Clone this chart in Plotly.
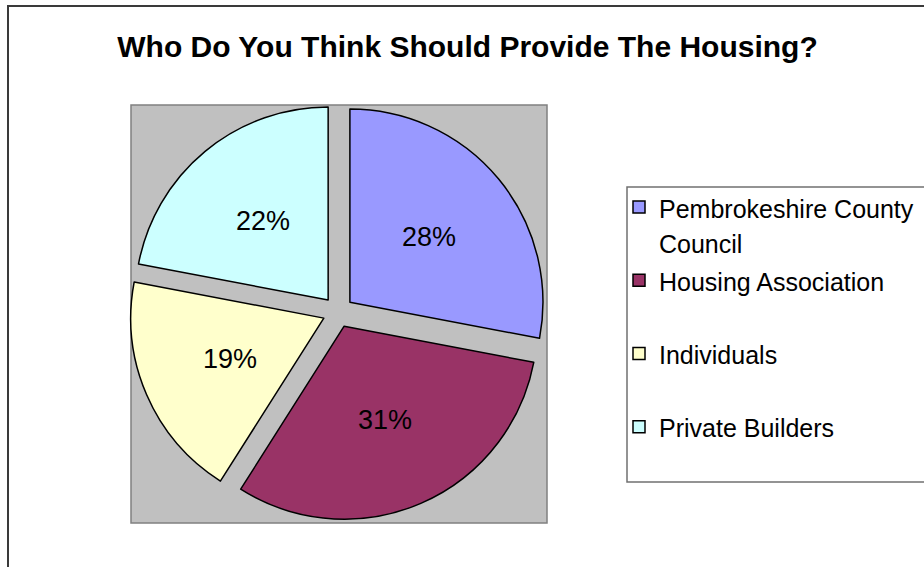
import math
import plotly.graph_objects as go

# Survey answers: who should provide the housing
categories = [
    "Pembrokeshire County<br>Council",
    "Housing Association<br>&nbsp;",
    "Individuals<br>&nbsp;",
    "Private Builders<br>&nbsp;",
]
shares = [28, 31, 19, 22]
slice_colors = ["#9999FF", "#993366", "#FFFFCC", "#CCFFFF"]

W, H = 924, 567
FONT = "Liberation Sans, Arial, sans-serif"
PULL = 0.08
LABEL_RADIUS = 0.53  # percent labels, as a fraction of the radius from each slice's own centre


def px_x(v):
    return v / W


def px_y(v):
    return 1 - v / H


dom_x = [px_x(129.5), px_x(546.5)]
dom_y = [px_y(520.5), px_y(103.5)]

legend_names = ['<span style="font-size:25px">%s</span>' % c for c in categories]

fig = go.Figure(
    go.Pie(
        labels=legend_names,
        values=shares,
        sort=False,
        direction="clockwise",
        rotation=0,
        pull=[PULL] * len(shares),
        marker=dict(colors=slice_colors, line=dict(color="black", width=1.5)),
        textinfo="none",
        hoverinfo="label+percent",
        domain=dict(x=dom_x, y=dom_y),
    )
)

# percent labels placed along each slice's bisector
box_w = (dom_x[1] - dom_x[0]) * W
box_h = (dom_y[1] - dom_y[0]) * H
cx = (dom_x[0] + dom_x[1]) / 2 * W
cy = (1 - (dom_y[0] + dom_y[1]) / 2) * H
radius = min(box_w, box_h) / 2 / (1 + PULL)
total = sum(shares)
annotations = []
start = 0.0
for v in shares:
    frac = v / total
    mid = (start + frac / 2) * 2 * math.pi
    start += frac
    dist = radius * (PULL + LABEL_RADIUS)
    lx = cx + dist * math.sin(mid)
    ly = cy - dist * math.cos(mid)
    annotations.append(dict(
        x=px_x(lx), y=px_y(ly), xref="paper", yref="paper",
        text="%d%%" % round(frac * 100), showarrow=False,
        xanchor="center", yanchor="middle",
        font=dict(family=FONT, size=27, color="black"),
    ))

fig.update_layout(
    width=W,
    height=H,
    margin=dict(l=0, r=0, t=0, b=0),
    paper_bgcolor="white",
    plot_bgcolor="white",
    font=dict(family=FONT, color="black"),
    title=dict(
        text="<b>Who Do You Think Should Provide The Housing?</b>",
        font=dict(family=FONT, size=30, color="black"),
        x=px_x(467.5),
        xanchor="center",
        y=px_y(46),
        yanchor="middle",
    ),
    legend=dict(
        x=px_x(619),
        xanchor="left",
        y=px_y(183),
        yanchor="top",
        valign="top",
        font=dict(family=FONT, size=27, color="black"),
        bgcolor="rgba(0,0,0,0)",
        borderwidth=0,
    ),
    annotations=annotations,
    shapes=[
        # outer chart frame
        dict(type="rect", xref="paper", yref="paper",
             x0=px_x(8), x1=px_x(940), y0=px_y(6), y1=px_y(590),
             line=dict(color="#3a3a3a", width=2), fillcolor="rgba(0,0,0,0)",
             layer="below"),
        # grey plot area behind the pie
        dict(type="rect", xref="paper", yref="paper",
             x0=px_x(131), x1=px_x(547), y0=px_y(105), y1=px_y(523),
             line=dict(color="#808080", width=1.5), fillcolor="#C0C0C0",
             layer="below"),
        # legend frame, running on past the right edge of the chart
        dict(type="rect", xref="paper", yref="paper",
             x0=px_x(627), x1=px_x(940), y0=px_y(187), y1=px_y(482),
             line=dict(color="#707070", width=1.5), fillcolor="white",
             layer="above"),
    ],
)

fig.write_html("out.html")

Work to complete:
Exactly how many lines of the material contain the word "chart"? Write the number alone.

Correct result:
3